Responding to residents’ concerns, Ward D Councilman Yousef Saleh appealed for patience, noting the area has not had to accommodate infrastructure improvements for decades. “My research indicates that the last streetscape happened 30 years ago,” he reported.
Saleh said the city has begun green initiatives in the ward such as creating nature trails at the reservoir next to Pershing Field (budgeted to cost $6 million) and upgrading Leonard Gordon Park on Kennedy Boulevard (expected to cost $2 million).
As for the new courthouse park, Saleh assured residents that the design would be based on public feedback.
No timetable or projected cost has been disclosed for development of the new park.
Meanwhile, Terminal Construction Corp., of Wood-Ridge, is proceeding with the $342 million courthouse/garage project, which is being financed via bonds issued by the Hudson County Improvement Authority and guaranteed by Hudson County. Annual debt payments on the 30-year notes will vary from $16 million to $20 million.
Between March and August 2021, construction crews dug down 20 feet to remove 35,000 cubic yards of compromised soil and 18,000 cubic yards of rock, according to representatives from Terminal and from MAST Construction company, which is also handling the project.
Both firms partnered in the construction of Hudson County Hi-Tech High School in Secaucus in 2018.

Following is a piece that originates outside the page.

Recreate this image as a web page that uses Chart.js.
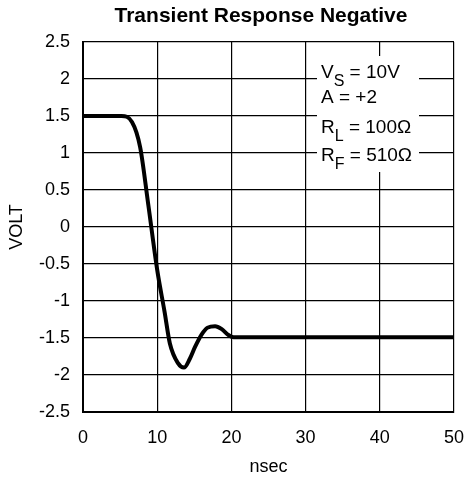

The new courthouse, bounded by Rt. 139 to the north, Newark Avenue to the south, Oakland Avenue to the east and Central Avenue to the west, will rise five levels and comprise 485,000 square feet of office space. The building will contain 24 courtrooms.
A county website describing the building’s floor plan created by Rafael Vinoly Architects, of New York, reflects public and private areas to better protect judges and jurors so that “courtrooms and the holding areas that support them will be sandwiched between the public and private zones. … By design, the public, judges and defendants will only meet within courtrooms themselves.”

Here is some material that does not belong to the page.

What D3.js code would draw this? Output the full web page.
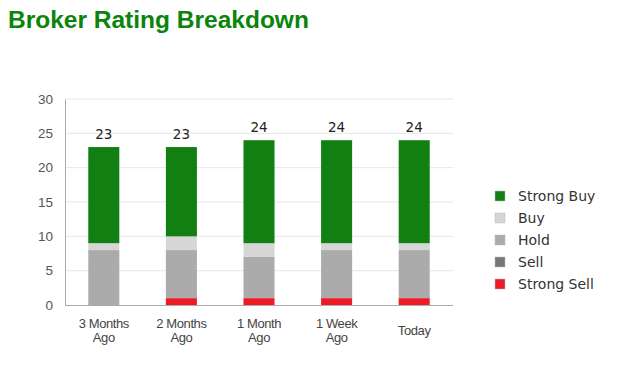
<!DOCTYPE html>
<html><head><meta charset="utf-8">
<script src="https://cdn.jsdelivr.net/npm/d3@7"></script>
<style>body{margin:0;background:#fff;}svg{display:block;}</style>
</head><body>
<svg id="chart" width="620" height="370"></svg>
<script>
const categories = [["3 Months","Ago"],["2 Months","Ago"],["1 Month","Ago"],["1 Week","Ago"],["Today"]];
const seriesNames = ["Strong Sell","Sell","Hold","Buy","Strong Buy"];
const strongSell = [0,1,1,1,1];
const sell = [0,0,0,0,0];
const hold = [8,7,6,7,7];
const buy = [1,2,2,1,1];
const strongBuy = [14,13,15,15,15];
const yTicks = [0,5,10,15,20,25,30];
const colors = {"Strong Buy":"#127f12","Buy":"#d6d6d6","Hold":"#ababab","Sell":"#777777","Strong Sell":"#ee1b24"};

const svg = d3.select("#chart");
svg.append("text").attr("x",8).attr("y",28).text("Broker Rating Breakdown")
  .attr("font-family","Liberation Sans, Arial, sans-serif").attr("font-weight","bold")
  .attr("font-size",24.5).attr("fill","#0b840b");

const m = {l:65, r:453, t:99, b:305};
const keys = categories.map((c,i)=>i);
const x = d3.scaleBand().domain(keys).range([m.l,m.r]).paddingInner(0.6).paddingOuter(0.3);
const y = d3.scaleLinear().domain([0,30]).range([m.b,m.t]);

const rows = keys.map(i=>({i, "Strong Sell":strongSell[i], "Sell":sell[i], "Hold":hold[i], "Buy":buy[i], "Strong Buy":strongBuy[i]}));
const stack = d3.stack().keys(seriesNames)(rows);

// grid
svg.append("g").selectAll("line").data(yTicks.filter(t=>t>0)).join("line")
  .attr("x1",m.l).attr("x2",m.r).attr("y1",d=>y(d)).attr("y2",d=>y(d))
  .attr("stroke","#e6e6e6").attr("stroke-width",1);

// y axis
const ya = svg.append("g").attr("transform",`translate(${m.l},0)`)
  .call(d3.axisLeft(y).tickValues(yTicks).tickSize(0).tickPadding(12));
ya.select(".domain").attr("stroke","#aaaaaa");
ya.selectAll("text").attr("font-family","Liberation Sans, Arial, sans-serif").attr("font-size",13.5).attr("fill","#555");

// bars
svg.append("g").selectAll("g").data(stack).join("g").attr("fill",d=>colors[d.key])
  .selectAll("rect").data(d=>d).join("rect")
  .attr("x",d=>x(d.data.i)).attr("width",x.bandwidth())
  .attr("y",d=>y(d[1])).attr("height",d=>y(d[0])-y(d[1]));

// x axis
svg.append("line").attr("x1",m.l).attr("x2",m.r).attr("y1",m.b+0.5).attr("y2",m.b+0.5).attr("stroke","#aaaaaa");

// totals
svg.append("g").selectAll("text").data(rows).join("text")
  .attr("x",d=>x(d.i)+x.bandwidth()/2)
  .attr("y",d=>y(strongSell[d.i]+sell[d.i]+hold[d.i]+buy[d.i]+strongBuy[d.i])-8)
  .attr("text-anchor","middle").attr("font-family","DejaVu Sans, sans-serif").attr("font-size",13.5).attr("fill","#222")
  .text(d=>strongSell[d.i]+sell[d.i]+hold[d.i]+buy[d.i]+strongBuy[d.i]);

// x labels
const xl = svg.append("g").selectAll("text").data(keys).join("text")
  .attr("text-anchor","middle").attr("font-family","Liberation Sans, Arial, sans-serif").attr("font-size",13).attr("fill","#444")
  .attr("letter-spacing","-0.4")
  .attr("transform",i=>`translate(${x(i)+x.bandwidth()/2},${categories[i].length>1?328:335})`);
xl.selectAll("tspan").data(i=>categories[i]).join("tspan").attr("x",0).attr("dy",(d,j)=>j?"1.05em":0).text(d=>d);

// legend
const legOrder = ["Strong Buy","Buy","Hold","Sell","Strong Sell"];
const lg = svg.append("g").selectAll("g").data(legOrder).join("g")
  .attr("transform",(d,i)=>`translate(495,${196+i*22})`);
lg.append("rect").attr("x",0).attr("y",-5).attr("width",10).attr("height",10).attr("fill",d=>colors[d])
  .attr("stroke","#bbb").attr("stroke-width",0.5);
lg.append("text").attr("x",23).attr("y",5).text(d=>d)
  .attr("font-family","DejaVu Sans, sans-serif").attr("font-size",14).attr("fill","#333");
</script>
</body></html>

Criminal defendants will be brought to courtroom holding areas via elevators designated for prisoner transport. Many offices will be outfitted with ballistic glass (where needed), and electronic scanners will be installed at key access points.

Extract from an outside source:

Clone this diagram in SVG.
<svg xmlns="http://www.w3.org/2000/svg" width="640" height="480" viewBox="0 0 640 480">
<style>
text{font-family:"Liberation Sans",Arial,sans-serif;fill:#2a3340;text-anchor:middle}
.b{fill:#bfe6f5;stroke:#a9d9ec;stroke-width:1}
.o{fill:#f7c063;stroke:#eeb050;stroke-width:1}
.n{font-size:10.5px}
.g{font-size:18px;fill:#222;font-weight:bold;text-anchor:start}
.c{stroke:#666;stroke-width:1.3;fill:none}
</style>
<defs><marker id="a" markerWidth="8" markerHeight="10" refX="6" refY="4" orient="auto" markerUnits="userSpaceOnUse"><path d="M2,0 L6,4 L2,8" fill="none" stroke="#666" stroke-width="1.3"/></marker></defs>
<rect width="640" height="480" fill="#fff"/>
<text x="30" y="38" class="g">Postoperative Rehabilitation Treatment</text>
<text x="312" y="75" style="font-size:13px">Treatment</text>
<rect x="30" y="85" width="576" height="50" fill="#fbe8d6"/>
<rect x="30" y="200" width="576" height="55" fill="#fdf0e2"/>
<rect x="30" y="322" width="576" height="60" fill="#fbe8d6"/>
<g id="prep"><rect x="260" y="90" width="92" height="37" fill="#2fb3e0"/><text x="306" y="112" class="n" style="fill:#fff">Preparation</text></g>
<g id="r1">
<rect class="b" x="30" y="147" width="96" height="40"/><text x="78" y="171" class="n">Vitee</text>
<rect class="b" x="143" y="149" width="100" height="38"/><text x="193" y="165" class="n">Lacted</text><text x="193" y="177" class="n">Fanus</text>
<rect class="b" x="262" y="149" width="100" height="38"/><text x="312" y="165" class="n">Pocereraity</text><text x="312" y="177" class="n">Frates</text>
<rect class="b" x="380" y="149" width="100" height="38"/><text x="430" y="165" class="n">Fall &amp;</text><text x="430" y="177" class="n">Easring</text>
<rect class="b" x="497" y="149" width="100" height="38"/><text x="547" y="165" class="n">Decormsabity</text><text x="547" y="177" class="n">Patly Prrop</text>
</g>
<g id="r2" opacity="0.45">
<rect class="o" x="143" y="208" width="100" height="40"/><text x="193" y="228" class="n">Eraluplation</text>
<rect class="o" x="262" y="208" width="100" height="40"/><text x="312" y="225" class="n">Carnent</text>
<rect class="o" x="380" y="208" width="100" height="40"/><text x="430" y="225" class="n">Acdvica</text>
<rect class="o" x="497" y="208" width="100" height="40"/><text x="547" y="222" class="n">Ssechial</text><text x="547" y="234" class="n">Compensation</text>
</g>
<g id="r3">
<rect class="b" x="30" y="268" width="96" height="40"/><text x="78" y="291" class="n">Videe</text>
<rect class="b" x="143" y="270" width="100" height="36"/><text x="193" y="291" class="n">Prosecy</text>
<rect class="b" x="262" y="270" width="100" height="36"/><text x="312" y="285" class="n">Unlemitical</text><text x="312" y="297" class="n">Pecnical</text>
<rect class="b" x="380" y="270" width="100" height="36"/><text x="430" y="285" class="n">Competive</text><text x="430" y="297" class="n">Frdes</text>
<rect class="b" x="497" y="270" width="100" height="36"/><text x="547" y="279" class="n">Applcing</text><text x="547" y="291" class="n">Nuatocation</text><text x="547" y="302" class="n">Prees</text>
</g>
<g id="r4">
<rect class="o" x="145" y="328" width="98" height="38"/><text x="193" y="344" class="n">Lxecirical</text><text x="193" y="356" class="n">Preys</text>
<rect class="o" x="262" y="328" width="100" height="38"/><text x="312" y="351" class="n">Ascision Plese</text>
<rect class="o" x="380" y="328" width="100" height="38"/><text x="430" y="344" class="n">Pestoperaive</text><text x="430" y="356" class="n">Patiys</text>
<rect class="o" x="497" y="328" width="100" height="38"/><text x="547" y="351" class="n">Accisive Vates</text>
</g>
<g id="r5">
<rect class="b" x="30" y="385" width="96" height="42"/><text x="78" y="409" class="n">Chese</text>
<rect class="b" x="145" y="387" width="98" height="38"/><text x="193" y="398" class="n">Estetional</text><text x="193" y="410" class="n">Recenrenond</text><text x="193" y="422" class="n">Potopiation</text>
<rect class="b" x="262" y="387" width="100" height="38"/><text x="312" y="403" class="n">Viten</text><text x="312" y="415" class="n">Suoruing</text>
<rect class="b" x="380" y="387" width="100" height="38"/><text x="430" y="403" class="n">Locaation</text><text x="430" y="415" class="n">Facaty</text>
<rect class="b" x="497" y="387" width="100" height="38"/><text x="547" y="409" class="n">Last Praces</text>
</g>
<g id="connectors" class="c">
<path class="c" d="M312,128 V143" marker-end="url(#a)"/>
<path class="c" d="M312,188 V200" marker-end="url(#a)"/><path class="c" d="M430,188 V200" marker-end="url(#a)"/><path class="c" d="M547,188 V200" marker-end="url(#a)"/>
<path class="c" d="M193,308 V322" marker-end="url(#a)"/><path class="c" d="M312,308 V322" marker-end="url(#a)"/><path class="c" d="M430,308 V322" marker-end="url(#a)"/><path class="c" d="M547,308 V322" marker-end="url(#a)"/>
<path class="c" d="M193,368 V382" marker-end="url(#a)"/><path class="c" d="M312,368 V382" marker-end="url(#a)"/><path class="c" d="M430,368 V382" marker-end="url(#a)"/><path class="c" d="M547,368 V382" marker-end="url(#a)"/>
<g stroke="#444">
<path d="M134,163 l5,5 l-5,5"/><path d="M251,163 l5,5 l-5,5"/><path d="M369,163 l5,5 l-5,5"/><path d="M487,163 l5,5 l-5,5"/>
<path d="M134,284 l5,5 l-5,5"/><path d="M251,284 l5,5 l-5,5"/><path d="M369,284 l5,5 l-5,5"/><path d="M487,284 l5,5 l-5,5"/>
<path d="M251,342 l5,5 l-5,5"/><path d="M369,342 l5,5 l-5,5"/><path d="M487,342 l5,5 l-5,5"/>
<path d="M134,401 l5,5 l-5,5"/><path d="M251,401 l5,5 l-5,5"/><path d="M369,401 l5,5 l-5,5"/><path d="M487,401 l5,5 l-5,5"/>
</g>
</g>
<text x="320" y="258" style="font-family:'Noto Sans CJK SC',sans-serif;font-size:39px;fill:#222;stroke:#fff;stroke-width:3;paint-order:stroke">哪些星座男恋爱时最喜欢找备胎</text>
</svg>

Separate spaces will be reserved for hearing and mediation rooms, administrative staff, the county prosecutor, county surrogate, and county sheriff’s department. The building will also contain a 75-seat public cafeteria, a self-help law library, a children’s play area, and staff training space.
A total of 16 elevators will service the courthouse. There will also be publicly-accessible glass-enclosed ramps to access the first three floors.
The courthouse entrance will be along Central Avenue, which is being reconnected as a two-way block between Newark Avenue and Rt. 139. Oakland Avenue is being widened to improve traffic flow through the neighborhood.
Planning the project’s build-out was no small feat considering that its foundation rests atop Conrail’s still-active Long Dock Tunnel, carved out of the Palisades in Jersey City’s Bergen Hill section — 75 feet below the current Rt. 139 — and completed in 1861. Conrail uses a single track to transport freight through the tunnel between the Jersey City and Bayonne waterfronts and western New Jersey. That track crosses over the Bergen Arches tunnel and NJ Transit’s abandoned rail line.
To preserve the structural integrity of the tunnels, construction crews will sink 56 water-tight caissons filled with concrete on either side of the tunnels to offset the load from the garage infrastructure.
Meanwhile, workers are staging a series of concrete pours for the courthouse’s 54,000-square-foot, three-foot-thick basement floor and are erecting a series of towers to contain elevator shafts and/or stairwells.
More than 100 laborers are currently on the site and, at the job’s peak, some 300 are projected to be working.
Since the project began, at least one construction worker has been injured on the job. According to a September 2021 article by NJ.com, his injuries were not life threatening.